Dengan adanya kasus kekerasan dan kriminalisasi terhadap guru, hal ini menjadi momentum guru untuk melek dan sadar hukum supaya guru mengetahui hak dan kewajibannya, mengetahui apa yang boleh dan tidak boleh dilakukan oleh guru, dan agar guru dapat percaya diri dalam melaksanakan tugas, tidak takut diintimidasi, tidak takut dikriminalisasi, atau terjerat masalah hukum.
Hukum pada dasarnya dibuat untuk mengatur kehidupan masyarakat. Dengan adanya hukum diharapkan lahir masyarakat yang taat, disiplin, tertib, dan teratur. Dampaknya, kehidupan pun akan terasa aman, nyaman, dan damai. Oleh karena itu, setiap warga masyarakat diwajibkan untuk taat hukum.
Berkaitan dengan regulasi tentang perlindungan guru, maka perlu ada sosialisasi yang intensif yang dilakukan oleh Kemendikbud, Dinas Pendidikan, organisasi profesi guru, dan Kepala Sekolah. Jangan sampai berbagai aturan perundang-undangan tentang guru tersebut hanya menjadi hiasan di lemari Kepala Sekolah, sementara guru tidak mengetahuinya. Selain itu, guru pun harus mau jemput bola. Di tengah akses internet yang mudah saat ini, dengan berselancar di mesin pencari google, guru dapat dengan mudah mencari dan mengunduh berbagai peraturan tentang pendidikan dan tentang guru. Dan Intinya, guru harus mau membacanya, karena urusan rendahnya minat baca di kalangan guru, diakui atau tidak, merupakan salah satu masalah akut di kalangan guru. Walau pun sudah diunduh, kalau tidak dibaca, tidak akan bermanfaat.
Seiring dengan semakin hangatnya perbincangan tentang perlindungan guru, Kemdikbud dan Dinas Pendidikan disamping harus menyusun pedoman teknis perlindungan guru, dengan dukungan organisasi profesi guru, perlu juga mengadakan berbagai sosialisasi, seminar, atau lokakarya tentang perlindungan guru agar para guru menjadi guru yang melek dan sadar hukum.
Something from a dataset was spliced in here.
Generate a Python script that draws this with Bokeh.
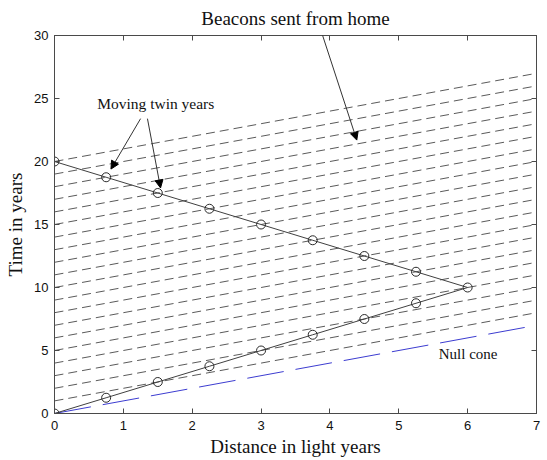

Kalau perlu dibuat semacam buku saku tentang perlindungan guru untuk dibagikan dan dibaca oleh guru.
Dalam kegiatan tersebut perlu juga melibatkan berbagai pihak terkait seperti LSM pemerhati anak, aparat kepolisian, psikolog, elemen orang tua atau masyarakat agar tercipta sinergi dan pemahaman yang sama, karena berbagai kasus kekerasan dan kriminalisasi yang dialami guru banyak disebabkan oleh miskomunikasi antara guru dan orang tua siswa, sehingga jalur hukum pun menjadi pilihan. Akhirnya, prosesnya menjadi panjang. Padahal, jika komunikasi antara guru dan orang tua siswa berjalan baik, ketika ada masalah, langkah penyelesaiannya mengedepankan pendekatan kekeluargaan sebelum memilih jalur hukum.